General Terms in Microsoft Fabric:
- Capacity: Refers to the dedicated resources available in Fabric for processing data and performing tasks. Different services require different amounts of capacity depending on their complexity. Fabric offers various capacity options through SKUs (service tiers) or trials.
- Example: You might use a lower-capacity tier for development and testing, then scale up to a higher tier for production workloads handling large datasets.
- Experience: Represents a collection of capabilities within Fabric focused on specific data functionalities. Each experience acts as a module, offering tools and services for various data tasks. Core Fabric experiences include:
- Synapse Data Warehouse: Building and managing data warehouses for large-scale data analysis.
- Synapse Data Engineering: Moving, transforming, and orchestrating data within pipelines.
- Synapse Data Science: Exploring, analyzing data, and building machine learning models.
- Synapse Real-Time Analytics: Processing and analyzing data streams as they are generated.
- Data Factory: Orchestrating and automating data movement and transformation across sources.
- Power BI: Creating interactive reports and dashboards for data visualization and business intelligence.
- Example: If you’re building a customer data warehouse, you’d primarily use the Synapse Data Warehouse experience.

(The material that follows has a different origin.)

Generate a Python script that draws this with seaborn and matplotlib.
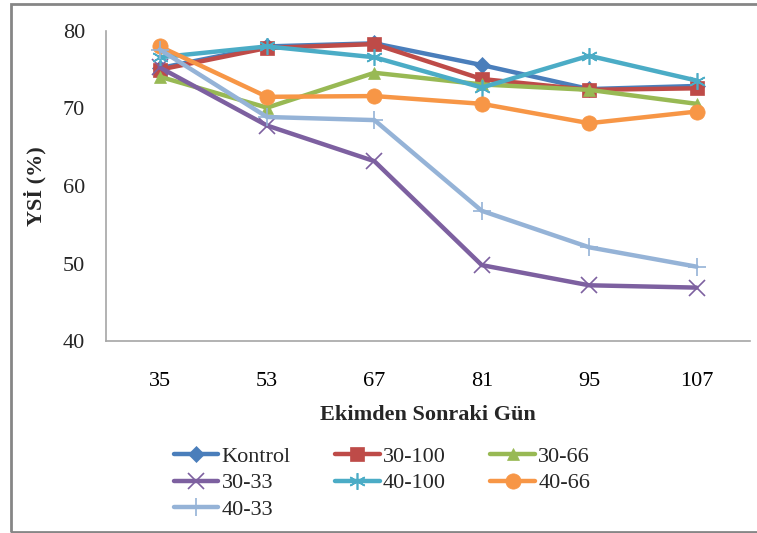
import matplotlib
matplotlib.use("Agg")
import matplotlib.pyplot as plt
import seaborn as sns
import pandas as pd
from matplotlib.patches import Rectangle
from matplotlib.ticker import FixedLocator, NullFormatter

days = ["35", "53", "67", "81", "95", "107"]
series_names = ["Kontrol", "30-100", "30-66", "30-33", "40-100", "40-66", "40-33"]
kontrol = [75.2, 78.0, 78.4, 75.6, 72.5, 72.9]
s30_100 = [75.0, 77.8, 78.3, 73.8, 72.4, 72.6]
s30_66 = [74.1, 70.1, 74.6, 73.1, 72.4, 70.6]
s30_33 = [75.3, 67.8, 63.2, 49.8, 47.2, 46.9]
s40_100 = [76.6, 78.0, 76.6, 72.7, 76.8, 73.6]
s40_66 = [78.0, 71.5, 71.6, 70.6, 68.1, 69.6]
s40_33 = [77.6, 68.9, 68.5, 56.8, 52.1, 49.6]

values = [kontrol, s30_100, s30_66, s30_33, s40_100, s40_66, s40_33]
colors = ["#4A7EBB", "#BE4B48", "#98B954", "#7D60A0", "#4BACC6", "#F79646", "#95B3D7"]
markers = ["D", "s", "^", "x", (6, 2, 0), "o", "+"]
msizes = [8, 10, 9, 11, 12, 11, 13]

rows = []
for name, vals in zip(series_names, values):
    for i, (d, v) in enumerate(zip(days, vals)):
        rows.append({"pos": i, "day": d, "value": v, "series": name})
df = pd.DataFrame(rows)

sns.set_style("white")
plt.rcParams["font.family"] = ["Liberation Serif", "DejaVu Serif"]

fig = plt.figure(figsize=(7.57, 5.33), dpi=100)
ax = fig.add_axes([0.140, 0.360, 0.851, 0.582])

for name, c, m, ms in zip(series_names, colors, markers, msizes):
    sub = df[df["series"] == name]
    sns.lineplot(data=sub, x="pos", y="value", ax=ax, color=c, linewidth=3.2,
                 marker=m, markersize=ms, markeredgewidth=1.2 if m in ("x", "+", (6, 2, 0)) else 0.5,
                 markeredgecolor=c, label=name, legend=False)

ax.set_xlim(-0.5, 5.5)
ax.set_ylim(40, 80)
ax.set_yticks([40, 50, 60, 70, 80])
ax.set_xticks(range(len(days)))
ax.set_xticklabels(days)
ax.xaxis.set_minor_locator(FixedLocator([i - 0.5 for i in range(len(days) + 1)]))
ax.xaxis.set_minor_formatter(NullFormatter())
ax.tick_params(axis="x", which="major", length=0, labelsize=16, pad=22, colors="black")
ax.tick_params(axis="x", which="minor", length=6, width=1, color="#A6A6A6", direction="out")
ax.tick_params(axis="y", length=6, width=1, color="#A6A6A6", labelsize=16, direction="out", pad=9)
for s in ["top", "right"]:
    ax.spines[s].set_visible(False)
for s in ["left", "bottom"]:
    ax.spines[s].set_color("#A6A6A6")
    ax.spines[s].set_linewidth(1.2)

ax.set_xlabel("Ekimden Sonraki Gün", fontsize=16, fontweight="bold", labelpad=10)
ax.set_ylabel("YSİ (%)", fontsize=16, fontweight="bold", labelpad=12)

handles, labels = ax.get_legend_handles_labels()
hmap = dict(zip(labels, handles))
order = ["Kontrol", "30-33", "40-33", "30-100", "40-100", "30-66", "40-66"]
leg = fig.legend([hmap[k] for k in order], order, loc="upper left",
                 bbox_to_anchor=(0.218, 0.180),
                 ncol=3, frameon=False, fontsize=16, handlelength=2.0, handletextpad=0.15,
                 columnspacing=2.0, labelspacing=0.28, borderaxespad=0)

fig.patches.append(Rectangle((10.5 / 757, 1 / 533), 1.2, (529.5 - 1) / 533,
                             transform=fig.transFigure, fill=False,
                             edgecolor="#868686", linewidth=2, zorder=0))

fig.savefig("out.png", dpi=100)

- Item: Represents a specific set of capabilities within a chosen Fabric experience. Each experience offers various item types allowing you to perform specific tasks. Users create, edit, and delete items to customize their Fabric environment and workflows. Here are some examples:
- Synapse Data Warehouse: Data Warehouse (storage structure), Linked Service (connection to an external data source).
- Synapse Data Engineering: Notebook (interactive coding environment), Spark Job Definition (definition for running Apache Spark jobs).
- Data Factory: Pipeline (sequence of data movement and transformation activities), Data Flow (visual representation of data transformation logic).
- Example: Within Data Engineering, you might create a Notebook to explore data and a Spark Job Definition to process and transform it.
- Tenant: A single instance of Microsoft Fabric dedicated to serving a specific organization. A tenant typically aligns with an Azure Active Directory for secure access and management. Each organization has a dedicated Fabric environment for their data and analytics projects.
- Example: Your company would have a separate Fabric tenant compared to another organization.
- Workspace: Provides a collaborative environment within Fabric. Users bring together different functionalities (items) from various experiences to create a centralized space for data analysis projects. Teams can work seamlessly on data pipelines, exploration, and reporting within a single workspace.
- Example: You might create a workspace for your marketing team to access customer data reports, build dashboards, and collaborate on data-driven marketing campaigns.
Deep Dive into Specific Services:
1. Synapse Data Engineering:
- Purpose: Provides tools and services to design, build, and manage data pipelines that move and transform data at scale.
- Key Features:
- Apache Spark Integration: Leverages Apache Spark, a powerful engine for distributed data processing.
- Notebooks: Offers interactive coding environments for data exploration and transformation logic development.
- Data Flows: Provides a visual interface for building data pipelines with drag-and-drop functionality.
- Trigger Management: Schedules and automates data pipeline execution.
2. Data Factory:
- Purpose: Acts as an orchestration engine to automate data movement and transformation workflows across various data sources.
- Key Features:
- Data Pipelines: Defines sequences of activities for moving and transforming data.
- Connectors: Provides pre-built connectors to connect to various data sources and destinations (databases, cloud storage, etc.).
- Scheduling and Monitoring: Schedules data pipeline execution and monitors their progress for troubleshooting.
3. Synapse Data Science:
- Purpose: Offers a workspace for data scientists to explore, analyze data, and build and deploy machine learning models.
- Key Features:
- Jupyter Notebooks: Provides a familiar environment for data exploration, model development, and experimentation.
- Integration with Azure Machine Learning: Enables deploying and managing machine learning models within the Fabric ecosystem.
- Collaboration Tools: Allows data scientists to share code, models, and notebooks for teamwork.
4. Synapse Data Warehousing:
- Purpose: Provides tools and services for building and managing data warehouses for large-scale data analysis.
- Key Features:
- Dedicated SQL pools: Offers dedicated resources for running complex data warehouse queries.
- Serverless SQL pools: Provides a cost-effective option for running ad-hoc queries or smaller workloads.
- Integration with Synapse Analytics: Allows seamless integration with other Fabric experiences for a unified data analysis environment.
5. Synapse Real-Time Analytics:
- Purpose: Enables processing and analyzing data streams as they are generated (real-time).
- Key Features:
- Apache Spark Streaming Integration: Leverages Apache Spark Streaming for real-time data processing.
- Stream Analytics Jobs: Defines logic for processing and analyzing real-time data streams.
- Integration with Azure Event Hubs: Enables receiving and processing real-time data streams from various sources.
6. OneLake:
- Purpose: Acts as a logical data lake layer within Microsoft Fabric.
- Key Features:
- Unified View: Provides a single entry point to access and manage data stored across different Azure data lake storage locations.
- Improved Security and Governance: Allows centralized control over access and security policies for all your data in Fabric.
- Flexibility: Integrates with various data sources, including on-premises data lakes using Azure Data Share.